Mariecar Jara-Puyod, Staff Reporter
World Health Organisation (WHO) Director general Dr. Tedros Adhanom Ghebreyesus said governments must work or focus more on bringing down Novel Coronavirus (COVID19) death rates.
Ghebreyesus expressed this concern on Tuesday, the first of two scheduled press conferences this week of the United Nations-affiliated body, from Geneva, Switzerland and carried live over Facebook at 7 p.m.
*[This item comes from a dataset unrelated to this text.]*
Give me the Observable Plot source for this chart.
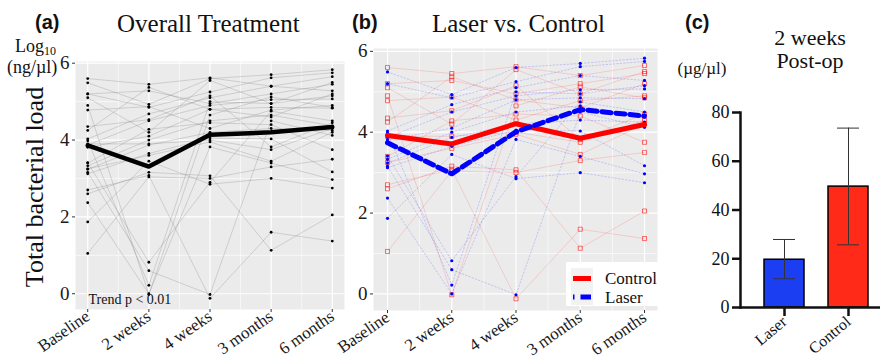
<!DOCTYPE html>
<html><head><meta charset="utf-8">
<script src="https://cdn.jsdelivr.net/npm/d3@7"></script>
<script src="https://cdn.jsdelivr.net/npm/@observablehq/plot@0.6"></script>
<style>
body{margin:0;background:#fff;}
#root{position:relative;width:880px;height:362px;overflow:hidden;font-family:"Liberation Serif","Times New Roman",serif;color:#111;background:#fff;}
.abs{position:absolute;white-space:nowrap;line-height:1;}
.tag{font-family:"Liberation Sans",Arial,sans-serif;font-weight:bold;font-size:20px;}
.title{font-size:25px;}
#root svg{overflow:visible;}
#root svg text{font-family:"Liberation Serif","Times New Roman",serif !important;}
</style></head><body>
<div id="root">
  <div id="pa" class="abs" style="left:0;top:0"></div>
  <div id="pb" class="abs" style="left:340px;top:0"></div>
  <div id="pc" class="abs" style="left:670px;top:0"></div>
  <div class="abs tag" style="left:35px;top:12px">(a)</div>
  <div class="abs title" style="left:117px;top:11px">Overall Treatment</div>
  <div class="abs tag" style="left:352px;top:12px">(b)</div>
  <div class="abs title" style="left:432px;top:11px">Laser vs. Control</div>
  <div class="abs tag" style="left:685px;top:12px">(c)</div>
  <div class="abs" style="left:810px;top:27px;font-size:22px;transform:translateX(-50%)">2 weeks</div>
  <div class="abs" style="left:810px;top:50px;font-size:22px;transform:translateX(-50%)">Post-op</div>
  <div class="abs" style="left:702px;top:60px;font-size:17px;transform:translateX(-50%)">(µg/µl)</div>
  <div class="abs" style="left:15px;top:37px;font-size:18px">Log<sub style="font-size:12px;vertical-align:-3px">10</sub></div>
  <div class="abs" style="left:7px;top:58px;font-size:18px">(ng/µl)</div>
  <div class="abs" style="left:35px;top:187px;font-size:26px;transform:translate(-50%,-50%) rotate(-90deg)">Total bacterial load</div>
  <svg class="abs" width="92" height="44" style="left:566px;top:262px">
    <rect width="92" height="44" fill="white"/>
    <rect x="5" y="6" width="22" height="37" fill="#F2F2F2"/>
    <line x1="7" x2="25" y1="16.5" y2="16.5" stroke="red" stroke-width="5"/>
    <line x1="7" x2="25" y1="35" y2="35" stroke="blue" stroke-width="5" stroke-dasharray="1.5,6,12"/>
    <text x="39" y="22" font-size="17" fill="#111">Control</text>
    <text x="39" y="41" font-size="17" fill="#111">Laser</text>
  </svg>
</div>
<script>
// ---------- data ----------
const timepoints = ["Baseline", "2 weeks", "4 weeks", "3 months", "6 months"];

// individual subjects: values at Baseline, 2 weeks, 4 weeks, 3 months, 6 months (log10 ng/µl)
const controlSubjects = [
  [5.60, 5.45, 5.62, 5.40, 5.65],
  [5.20, 5.28, 4.95, 5.20, 5.45],
  [5.10, 4.20, 5.55, 4.95, 5.50],
  [4.90, -0.02, 4.65, 5.12, 4.85],
  [4.78, 4.87, 4.30, 4.78, 4.90],
  [4.35, 4.53, 5.15, 3.82, 4.45],
  [4.25, 5.37, 4.80, 4.60, 5.20],
  [3.90, 3.90, 4.00, 3.75, 4.30],
  [3.40, 4.28, 4.45, 4.40, 3.75],
  [3.25, 3.60, 3.95, 3.45, 4.20],
  [2.70, 3.08, -0.12, 1.60, 1.37],
  [2.60, 3.16, 3.07, 1.13, 2.05],
  [1.05, 3.04, 3.00, 3.30, 3.50]
];
const laserSubjects = [
  [5.49, 4.93, 5.60, 5.70, 5.83],
  [5.20, 4.85, 5.25, 5.62, 5.75],
  [4.03, 4.68, 5.10, 5.40, 5.28],
  [3.98, 0.22, 5.00, 4.95, 5.15],
  [3.87, 4.50, 4.90, 5.05, 5.07],
  [3.81, 4.10, 4.80, 4.85, 4.83],
  [3.41, 0.82, 2.90, 4.75, 4.50],
  [3.33, 4.00, 4.50, 4.65, 4.37],
  [3.24, 3.87, 4.20, 4.30, 4.25],
  [3.16, 0.60, -0.02, 4.50, 4.12],
  [3.12, 3.65, 4.05, 4.03, 3.17],
  [2.37, 0.00, 3.82, 3.40, 2.97],
  [1.87, 3.45, 2.85, 3.00, 2.75]
];
const meanOverall = [3.86, 3.31, 4.14, 4.20, 4.34];
const meanControl = [3.92, 3.71, 4.21, 3.85, 4.19];
const meanLaser = [3.74, 2.97, 4.01, 4.56, 4.40];

const barGroups = ["Laser", "Control"];
const barMeans = [19.6, 49.6];
const barLower = [11.8, 25.7];
const barUpper = [27.9, 73.6];

// ---------- build tables ----------
const toRows = (subjects, group) => subjects.flatMap((vals, i) =>
  vals.map((v, t) => ({id: group + i, group, t: t + 1, v})));
const controlRows = toRows(controlSubjects, "Control");
const laserRows = toRows(laserSubjects, "Laser");
const allRows = controlRows.concat(laserRows);
const meanRows = arr => arr.map((v, i) => ({t: i + 1, v}));
const barRows = barGroups.map((g, i) => ({g, m: barMeans[i], lo: barLower[i], hi: barUpper[i]}));

const serif = "Liberation Serif, Times New Roman, serif";
const ticksX = [1, 2, 3, 4, 5];

const background = () => [
  Plot.frame({fill: "#EBEBEB", stroke: null}),
  Plot.ruleY([1, 3, 5], {stroke: "white", strokeWidth: 0.6}),
  Plot.ruleX([1.5, 2.5, 3.5, 4.5], {stroke: "white", strokeWidth: 0.6}),
  Plot.ruleY([0, 2, 4, 6], {stroke: "white", strokeWidth: 1.2}),
  Plot.ruleX(ticksX, {stroke: "white", strokeWidth: 1.2})
];
const axes = () => [
  Plot.axisY({ticks: [0, 2, 4, 6], tickFormat: d => String(d), tickSize: 3, tickPadding: 3, fontSize: 19,
              fontFamily: serif, label: null, stroke: "#333", fill: "#1a1a1a"}),
  Plot.axisX({ticks: ticksX, tickFormat: i => timepoints[i - 1], tickRotate: -35, tickSize: 3, tickPadding: 2,
              fontSize: 17, fontFamily: serif, label: null, stroke: "#333", fill: "#1a1a1a"})
];

// ---------- panel (a) ----------
const pa = Plot.plot({
  width: 348, height: 362,
  marginLeft: 75, marginRight: 4, marginTop: 61, marginBottom: 53,
  style: {background: "transparent", fontFamily: serif, color: "#1a1a1a", overflow: "visible"},
  x: {domain: [0.8, 5.2]},
  y: {domain: [-0.41, 6.044]},
  marks: [
    ...background(),
    Plot.line(allRows, {x: "t", y: "v", z: "id", stroke: "#777", strokeOpacity: 0.38, strokeWidth: 0.7}),
    Plot.dot(allRows, {x: "t", y: "v", r: 1.4, fill: "black", stroke: null}),
    Plot.line(meanRows(meanOverall), {x: "t", y: "v", stroke: "black", strokeWidth: 4.5}),
    Plot.text(["Trend p < 0.01"], {text: d => d, frameAnchor: "bottom-left", dx: 13, dy: -6,
              textAnchor: "start", lineAnchor: "bottom", fontSize: 14, fontFamily: serif, fill: "#111"}),
    ...axes()
  ]
});
document.getElementById("pa").appendChild(pa);

// ---------- panel (b) ----------
const pb = Plot.plot({
  width: 330, height: 362,
  marginLeft: 33, marginRight: 13, marginTop: 48, marginBottom: 52,
  style: {background: "transparent", fontFamily: serif, color: "#1a1a1a", overflow: "visible"},
  x: {domain: [0.782, 5.202]},
  y: {domain: [-0.41, 6.07]},
  marks: [
    ...background(),
    Plot.line(controlRows, {x: "t", y: "v", z: "id", stroke: "red", strokeOpacity: 0.2, strokeWidth: 0.7}),
    Plot.line(laserRows, {x: "t", y: "v", z: "id", stroke: "blue", strokeOpacity: 0.22, strokeWidth: 0.8,
              strokeDasharray: "1.5,2"}),
    Plot.dot(controlRows, {x: "t", y: "v", symbol: "square", r: 2.3, fill: "none", stroke: "red",
             strokeOpacity: 0.7, strokeWidth: 0.8}),
    Plot.dot(laserRows, {x: "t", y: "v", r: 1.6, fill: "blue", stroke: null}),
    Plot.line(meanRows(meanControl), {x: "t", y: "v", stroke: "red", strokeWidth: 5}),
    Plot.line(meanRows(meanLaser), {x: "t", y: "v", stroke: "blue", strokeWidth: 5, strokeDasharray: "9,5"}),
    ...axes()
  ]
});
document.getElementById("pb").appendChild(pb);

// ---------- panel (c) ----------
const pc = Plot.plot({
  width: 210, height: 362,
  marginLeft: 70, marginRight: 0, marginTop: 112, marginBottom: 55,
  style: {background: "transparent", fontFamily: serif, color: "#111", overflow: "visible"},
  x: {type: "band", domain: barGroups, range: [70, 222], paddingInner: 0.369, paddingOuter: 0.354},
  y: {domain: [0, 80]},
  color: {domain: barGroups, range: ["#1c3ef2", "#ff2a17"]},
  marks: [
    Plot.barY(barRows, {x: "g", y: "m", fill: "g", stroke: "black", strokeWidth: 1.5}),
    Plot.ruleX(barRows, {x: "g", y1: "lo", y2: "hi", stroke: "#333", strokeWidth: 1}),
    Plot.tickY(barRows, {x: "g", y: "hi", stroke: "#333", strokeWidth: 1, insetLeft: 9, insetRight: 9}),
    Plot.tickY(barRows, {x: "g", y: "lo", stroke: "#333", strokeWidth: 1, insetLeft: 9, insetRight: 9}),
    Plot.frame({anchor: "left", strokeWidth: 2.5, stroke: "#111"}),
    Plot.frame({anchor: "bottom", strokeWidth: 2.5, stroke: "#111"}),
    Plot.axisY({ticks: [0, 20, 40, 60, 80], tickFormat: d => String(d), tickSize: 8, tickPadding: 3,
                strokeWidth: 2.5, fontSize: 18, fontFamily: serif, label: null, fill: "#111"}),
    Plot.axisX({tickSize: 9, tickPadding: 3, strokeWidth: 2.5, tickRotate: -40, fontSize: 16,
                fontFamily: serif, label: null, fill: "#111"})
  ]
});
document.getElementById("pc").appendChild(pc);
</script>
</body></html>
UAE time.
Ghebreyesus initially announced other matters: the official trip of a WHO team of scientists and medical experts to Wuhan, the epicenter of the pandemic, “next week” to touch base on their counterparts to study the animal-to-human transmission of the SARS-CoV2; the WHO-Facebook collaboration for more facts-based approaches against COVID19 in order to protect more people vis-a-vis infodemic as well as false news; and the urgency to address the reported rise of HIV-AIDS cases as measures against it have been neglected due to the ongoing global health crisis.
On the COVID19 global death rates, Ghebreyesus said: “If we manage to reduce the number of deaths, that is very important.”
He said it in the context of the success of Sweden and Japan in doing so despite the climb of COVID19 cases. He said the peak of Sweden’s cases was in April but since then, death rates have been low.
Meanwhile, it is trust in their respective governments and the public’s ownership of their responsibility over the situation that have made the Swedes and the Japanese succeed somehow, according to two BBC news reports.
From the Tuesday press conference, WHO executive director Dr. Michael Ryan expressed gratefulness to all medical and health practitioners who have learnt how to cope and deal with every COVID19 patient, even the vulnerable like those in long-term facilities. He said that global records have seen an “acceleration” of COVID19 cases in June. He added that deaths in April were at 6,000 per day and in May at 5,000 per day.
The John Hopkins University COVID19 Resource Center had recorded a total of 167,900 new cases with 3,779 deaths as of July 7 (Tuesday).